A testing week
Markets so far have largely endured the admonitions coming from significant figures within the world of finance. The Bank of England’s own Andrew Bailey’s warnings of the risks of a market crash were uncommon for an MPC chair and initially took markets aback. Shortly thereafter, prominent figures warned of a pre-Halloween fright from vulnerable US credit institutions. The latter warnings are fresher and worth unpacking further as developments on this front likely remain the key driver for EURUSD alongside tariffs.

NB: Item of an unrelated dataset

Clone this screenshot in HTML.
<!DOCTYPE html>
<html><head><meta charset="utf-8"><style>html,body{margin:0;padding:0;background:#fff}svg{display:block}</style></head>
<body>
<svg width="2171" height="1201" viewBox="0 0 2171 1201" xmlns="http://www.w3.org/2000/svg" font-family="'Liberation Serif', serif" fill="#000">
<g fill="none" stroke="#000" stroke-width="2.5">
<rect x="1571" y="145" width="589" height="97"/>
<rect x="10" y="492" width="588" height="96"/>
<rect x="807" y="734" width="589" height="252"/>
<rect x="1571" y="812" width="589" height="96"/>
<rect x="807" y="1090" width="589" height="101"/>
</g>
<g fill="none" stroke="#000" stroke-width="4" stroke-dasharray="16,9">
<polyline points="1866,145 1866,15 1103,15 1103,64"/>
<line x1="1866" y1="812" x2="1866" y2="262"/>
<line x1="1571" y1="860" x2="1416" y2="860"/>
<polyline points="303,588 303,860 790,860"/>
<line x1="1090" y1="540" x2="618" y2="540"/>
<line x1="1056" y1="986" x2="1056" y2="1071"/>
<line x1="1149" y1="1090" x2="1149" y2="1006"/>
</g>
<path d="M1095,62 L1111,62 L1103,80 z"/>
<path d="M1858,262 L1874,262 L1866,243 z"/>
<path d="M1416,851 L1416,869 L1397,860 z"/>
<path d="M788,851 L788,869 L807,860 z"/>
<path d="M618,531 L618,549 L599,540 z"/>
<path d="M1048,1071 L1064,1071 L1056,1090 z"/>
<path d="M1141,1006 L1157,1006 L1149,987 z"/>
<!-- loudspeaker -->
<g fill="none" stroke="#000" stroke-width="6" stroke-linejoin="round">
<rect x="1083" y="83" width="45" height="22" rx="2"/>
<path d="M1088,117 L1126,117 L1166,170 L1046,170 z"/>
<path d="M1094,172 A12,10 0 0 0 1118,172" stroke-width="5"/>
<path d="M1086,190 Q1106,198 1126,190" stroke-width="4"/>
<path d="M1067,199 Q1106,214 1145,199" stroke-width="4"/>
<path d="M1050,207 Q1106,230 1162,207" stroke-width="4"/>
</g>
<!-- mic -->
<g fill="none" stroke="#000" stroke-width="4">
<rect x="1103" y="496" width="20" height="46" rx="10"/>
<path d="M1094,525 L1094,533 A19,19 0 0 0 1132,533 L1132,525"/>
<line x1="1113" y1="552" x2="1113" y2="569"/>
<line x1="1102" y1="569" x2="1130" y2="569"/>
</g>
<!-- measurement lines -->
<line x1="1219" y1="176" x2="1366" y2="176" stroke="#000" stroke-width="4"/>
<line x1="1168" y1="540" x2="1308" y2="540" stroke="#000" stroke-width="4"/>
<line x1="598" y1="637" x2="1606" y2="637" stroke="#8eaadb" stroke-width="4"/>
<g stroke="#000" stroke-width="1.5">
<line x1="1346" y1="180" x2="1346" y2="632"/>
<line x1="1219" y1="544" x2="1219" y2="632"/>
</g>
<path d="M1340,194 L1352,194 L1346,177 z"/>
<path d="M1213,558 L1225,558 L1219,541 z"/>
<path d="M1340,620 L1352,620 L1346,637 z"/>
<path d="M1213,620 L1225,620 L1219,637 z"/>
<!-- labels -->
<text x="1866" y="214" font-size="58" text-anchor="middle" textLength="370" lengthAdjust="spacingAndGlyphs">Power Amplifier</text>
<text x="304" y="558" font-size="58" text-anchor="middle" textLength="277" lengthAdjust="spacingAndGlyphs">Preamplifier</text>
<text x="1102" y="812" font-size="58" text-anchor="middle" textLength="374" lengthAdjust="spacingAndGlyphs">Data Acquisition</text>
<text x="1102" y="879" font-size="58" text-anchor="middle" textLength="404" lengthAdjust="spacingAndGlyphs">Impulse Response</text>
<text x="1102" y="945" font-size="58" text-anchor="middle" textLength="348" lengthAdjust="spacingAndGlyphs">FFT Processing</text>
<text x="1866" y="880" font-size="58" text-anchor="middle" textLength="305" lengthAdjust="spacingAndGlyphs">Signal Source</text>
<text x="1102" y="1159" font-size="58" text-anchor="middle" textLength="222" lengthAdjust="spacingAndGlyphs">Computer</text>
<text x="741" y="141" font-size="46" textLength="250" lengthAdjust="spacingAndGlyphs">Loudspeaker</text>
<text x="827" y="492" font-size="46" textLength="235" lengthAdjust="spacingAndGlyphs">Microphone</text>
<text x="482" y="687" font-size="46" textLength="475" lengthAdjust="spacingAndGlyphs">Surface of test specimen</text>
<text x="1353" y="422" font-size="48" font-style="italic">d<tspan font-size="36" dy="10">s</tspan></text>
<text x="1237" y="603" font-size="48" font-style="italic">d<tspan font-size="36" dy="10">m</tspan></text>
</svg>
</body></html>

Last week warnings from US regional banks, Western Alliance Bank and Zions Bank, sent US financial stocks tumbling. Investors sent non-financial US equities lower too. After all, as history has proved time and time again, credit crises can precipitate financial and economic crises in turn. So, disturbances even seemingly small should not be overlooked. What spooked markets further were warnings from prominent financial figures, not least amongst whom was JP Morgan CEO, Jamie Dimon. He said, ‘when you see one cockroach, there are probably more’, implying further credit risks could materialise.

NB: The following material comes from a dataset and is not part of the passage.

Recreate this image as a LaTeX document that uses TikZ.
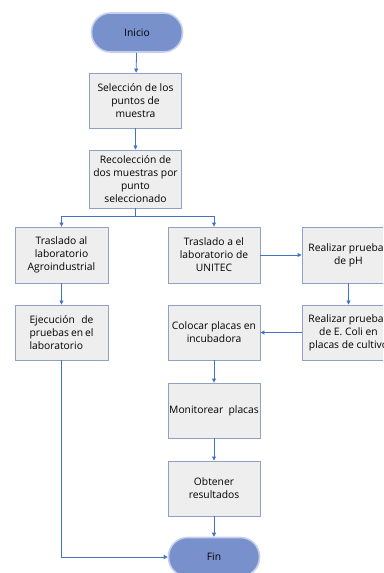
\documentclass[tikz,border=0pt]{standalone}
\usepackage{fontspec}
\setmainfont{Open Sans}
\usetikzlibrary{arrows.meta}
\definecolor{boxfill}{HTML}{EEEEEE}
\definecolor{boxline}{HTML}{8FA2C6}
\definecolor{arr}{HTML}{4472C4}
\definecolor{termfill}{HTML}{7890CC}
\definecolor{termline}{HTML}{C5D1EC}
\begin{document}
\begin{tikzpicture}[x=1pt,y=-1pt,
  font=\fontsize{10.3}{13}\selectfont,
  stepbox/.style={draw=boxline, fill=boxfill, line width=0.9pt, minimum width=92pt, minimum height=55pt, align=center, inner sep=1pt},
  term/.style={draw=termline, fill=termfill, line width=1.6pt, minimum width=91pt, minimum height=39pt, rounded corners=19pt},
  conn/.style={draw=arr, line width=0.8pt, -{Triangle[length=4pt,width=4pt]}},
  line/.style={draw=arr, line width=0.8pt}]
\useasboundingbox (0,0) rectangle (383,573);
\clip (0,0) rectangle (383,573);
\node[term] (ini) at (137,32.5) {Inicio};
\node[stepbox] (sel) at (135.5,100.5) {Selección de los\\puntos de\\muestra};
\node[stepbox, minimum height=58pt] (rec) at (135.5,179) {Recolección de\\dos muestras por\\punto\\seleccionado};
\node[stepbox, minimum width=93pt, minimum height=56pt] (tal) at (61.5,255) {Traslado al\\laboratorio\\Agroindustrial};
\node[stepbox, minimum width=93pt] (eje) at (61.5,332.5) {\makebox[64pt][s]{Ejecución de}\\\makebox[64pt][s]{pruebas en el}\\\makebox[64pt][l]{laboratorio}};
\node[stepbox, minimum height=56pt] (tae) at (214,255) {Traslado a el\\laboratorio de\\UNITEC};
\node[stepbox, minimum width=93pt, minimum height=56pt] (ph) at (348.5,255) {Realizar pruebas\\de pH};
\node[stepbox, minimum width=93pt] (eco) at (348.5,332.5) {Realizar pruebas\\de E. Coli en\\placas de cultivo};
\node[stepbox] (col) at (214,332.5) {Colocar placas en\\incubadora};
\node[stepbox] (mon) at (214,410.5) {Monitorear\ \ placas};
\node[stepbox] (obt) at (214,488.5) {Obtener\\resultados};
\node[term] (fin) at (214,557) {Fin};
\draw[conn] (ini) -- (sel);
\draw[conn] (sel) -- (rec);
\coordinate (br) at (135.5,216);
\draw[line] (rec) -- (br);
\draw[conn] (br) -| (tal);
\draw[conn] (br) -| (tae);
\draw[conn] (tal) -- (eje);
\draw[conn] (tae) -- (ph);
\draw[conn] (ph) -- (eco);
\draw[conn] (eco) -- (col);
\draw[conn] (col) -- (mon);
\draw[conn] (mon) -- (obt);
\draw[conn] (obt) -- (fin);
\draw[conn] (eje) |- (fin);
\end{tikzpicture}
\end{document}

As a result of the importance of such developments, this story hasn’t remained isolated to the equity market. It has definitely spilled into fixed income and FX with the Dollar’s move lower inextricably linked to concerns of souring financial market conditions. As the week progresses, market confidence is slowly returning. The Fed looks set for a 25-basis point cut next week barring any surprises from the belated CPI report this week. Cutting will ease credit conditions, but it is clear the market will be swift to punish equities and the Dollar in turn should any signs of faltering lenders materialise.